EXERCISE BRIEF — Transcribe exactly the lines from the one containing "Generate a Python" through the one containing "from matplotlib.patches import Rectangle", both included, and leave out any pictures.

DATA SUPPLIED —
----

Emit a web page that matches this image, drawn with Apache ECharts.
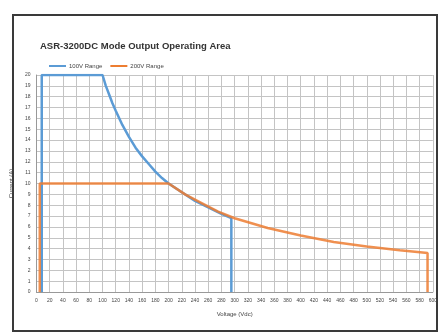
<!DOCTYPE html>
<html><head><meta charset="utf-8">
<script src="https://cdn.jsdelivr.net/npm/echarts@6/dist/echarts.min.js"></script>
<style>
html,body{margin:0;padding:0;background:#fff;}
#frame{position:absolute;left:12px;top:14px;width:426px;height:318px;border:2px solid #3a3a3a;box-sizing:border-box;}
#c{position:absolute;left:0;top:0;width:440px;height:335px;}
</style></head>
<body>
<div id="frame"></div>
<div id="c"></div>
<script>
const titleText = 'ASR-3200DC Mode Output Operating Area';
const seriesNames = ['100V Range', '200V Range'];
const xAxisName = 'Voltage (Vdc)';
const yAxisName = 'Current (A)';
// 100V range (blue)
const blueV = [8, 8, 100, 105, 110, 115, 120, 130, 140, 150, 160, 170, 180, 190, 200, 220, 240, 260, 280, 295, 295];
const blueI = [0, 20, 20, 19.0, 18.2, 17.4, 16.7, 15.4, 14.3, 13.3, 12.5, 11.8, 11.1, 10.5, 10, 9.2, 8.4, 7.8, 7.2, 6.8, 0];
// 200V range (orange)
const orangeV = [5, 5, 200, 225, 250, 275, 300, 350, 400, 450, 500, 550, 592, 592];
const orangeI = [0, 10, 10, 9.0, 8.2, 7.4, 6.8, 5.9, 5.2, 4.6, 4.2, 3.85, 3.6, 0];
const xMin = 0, xMax = 600, xStep = 20;
const yMin = 0, yMax = 20, yStep = 1;

const chart = echarts.init(document.getElementById('c'));
const pairs = (xs, ys) => xs.map((v, i) => [v, ys[i]]);
chart.setOption({
  animation: false,
  title: { text: titleText, left: 35, top: 36,
    textStyle: { fontSize: 9.5, fontWeight: 'bold', color: '#333', fontFamily: 'Liberation Sans' } },
  legend: { left: 44, top: 58, itemWidth: 17, itemHeight: 2, itemGap: 8,
    icon: 'rect',
    textStyle: { fontSize: 6, color: '#444', fontFamily: 'Liberation Sans', padding: [0,0,0,-2] },
    data: seriesNames },
  grid: { left: 36, right: 7, top: 75, bottom: 43 },
  xAxis: { type: 'value', min: xMin, max: xMax, interval: xStep,
    name: xAxisName, nameLocation: 'middle', nameGap: 19,
    nameTextStyle: { fontSize: 6, color: '#444', fontFamily: 'Liberation Sans' },
    axisLine: { lineStyle: { color: '#999' } }, axisTick: { show: false },
    axisLabel: { fontSize: 5, color: '#444', margin: 6, fontFamily: 'Liberation Sans' },
    splitLine: { show: true, lineStyle: { color: '#c4c4c4', width: 1 } } },
  yAxis: { type: 'value', min: yMin, max: yMax, interval: yStep,
    name: yAxisName, nameLocation: 'middle', nameGap: 9,
    nameTextStyle: { fontSize: 6, color: '#444', fontFamily: 'Liberation Sans' },
    axisLine: { show: true, lineStyle: { color: '#999' } }, axisTick: { show: false },
    axisLabel: { fontSize: 5, color: '#444', margin: 6, fontFamily: 'Liberation Sans' },
    splitLine: { show: true, lineStyle: { color: '#c4c4c4', width: 1 } } },
  series: [
    { name: seriesNames[0], type: 'line', data: pairs(blueV, blueI), symbol: 'none', smooth: false,
      lineStyle: { color: '#5b9bd5', width: 2.5 }, itemStyle: { color: '#5b9bd5' }, z: 2 },
    { name: seriesNames[1], type: 'line', data: pairs(orangeV, orangeI), symbol: 'none', smooth: false,
      lineStyle: { color: '#ed7d31', width: 2.5, opacity: 0.85 }, itemStyle: { color: '#ed7d31' }, z: 3 }
  ]
});
</script>
</body></html>
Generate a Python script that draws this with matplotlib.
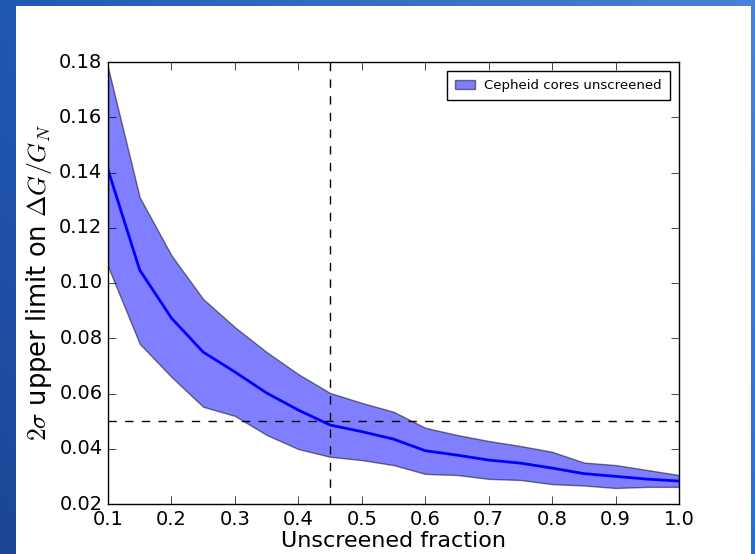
import numpy as np
import matplotlib
matplotlib.use('Agg')
import matplotlib.pyplot as plt
from matplotlib.patches import Rectangle

# unscreened fraction and the 2-sigma limits
frac = [0.10, 0.15, 0.20, 0.25, 0.30, 0.35, 0.40, 0.45, 0.50, 0.55,
        0.60, 0.65, 0.70, 0.75, 0.80, 0.85, 0.90, 0.95, 1.00]
mid = [0.141, 0.1047, 0.0873, 0.075, 0.0678, 0.0602, 0.054, 0.0486, 0.0462, 0.0435,
       0.0393, 0.0377, 0.0359, 0.0348, 0.033, 0.031, 0.030, 0.029, 0.0283]
upper = [0.178, 0.131, 0.110, 0.0942, 0.084, 0.075, 0.067, 0.0602, 0.0566, 0.0534,
         0.0476, 0.045, 0.0428, 0.041, 0.0389, 0.035, 0.0341, 0.0323, 0.0305]
lower = [0.106, 0.078, 0.066, 0.0552, 0.0519, 0.045, 0.0399, 0.0371, 0.0359, 0.0341,
         0.0309, 0.0305, 0.0291, 0.0287, 0.0272, 0.0267, 0.0258, 0.0262, 0.0262]

x_cut = 0.45
y_cut = 0.05

plt.style.use('classic')
plt.rcParams['font.family'] = 'DejaVu Sans'
plt.rcParams['mathtext.fontset'] = 'cm'

fig = plt.figure(figsize=(7.55, 5.54), dpi=100)
fig.patch.set_facecolor('white')

# slide background: blue gradient with a white panel
bg = fig.add_axes([0, 0, 1, 1], zorder=-10)
bg.axis('off')
tl = np.array([33, 88, 180]) / 255.
tr = np.array([75, 130, 215]) / 255.
bl = np.array([28, 70, 150]) / 255.
br = np.array([42, 110, 210]) / 255.
u = np.linspace(0, 1, 200)[None, :, None]
v = np.linspace(0, 1, 150)[:, None, None]
grad = (1 - v) * ((1 - u) * tl + u * tr) + v * ((1 - u) * bl + u * br)
bg.imshow(grad, aspect='auto', extent=[0, 1, 0, 1], origin='upper')
bg.add_patch(Rectangle((16 / 755., 0), (751 - 16) / 755., 1 - 6 / 554.,
                       facecolor='white', edgecolor='none', transform=bg.transAxes))
bg.set_xlim(0, 1)
bg.set_ylim(0, 1)

ax = fig.add_axes([108 / 755., 1 - 504 / 554., (679 - 108) / 755., (504 - 62) / 554.])
ax.set_facecolor('white')

ax.fill_between(frac, lower, upper, facecolor='blue', edgecolor='k', alpha=0.5, lw=1,
                label='Cepheid cores unscreened')
ax.plot(frac, mid, color='b', lw=2)
ax.axvline(x_cut, color='k', ls='--', lw=1)
ax.axhline(y_cut, color='k', ls='--', lw=1)

ax.set_xlim(0.1, 1.0)
ax.set_ylim(0.02, 0.18)
ax.set_xticks(np.arange(0.1, 1.01, 0.1))
ax.set_yticks(np.arange(0.02, 0.181, 0.02))
ax.tick_params(labelsize=14, length=6)
ax.set_xlabel('Unscreened fraction', fontsize=16, labelpad=2)
ax.set_ylabel(r'$2\sigma$ upper limit on $\Delta G/G_N$', fontsize=18.5, labelpad=4)

leg = ax.legend(loc='upper right', fontsize=9.5, frameon=True, handlelength=1.5,
                handletextpad=0.7, borderpad=0.6, borderaxespad=0.7)
leg.get_frame().set_edgecolor('k')

fig.savefig('out.png', dpi=100, facecolor=fig.get_facecolor())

----

EXERCISE SOLUTION —
Generate a Python script that draws this with matplotlib.
import numpy as np
import matplotlib
matplotlib.use('Agg')
import matplotlib.pyplot as plt
from matplotlib.patches import Rectangle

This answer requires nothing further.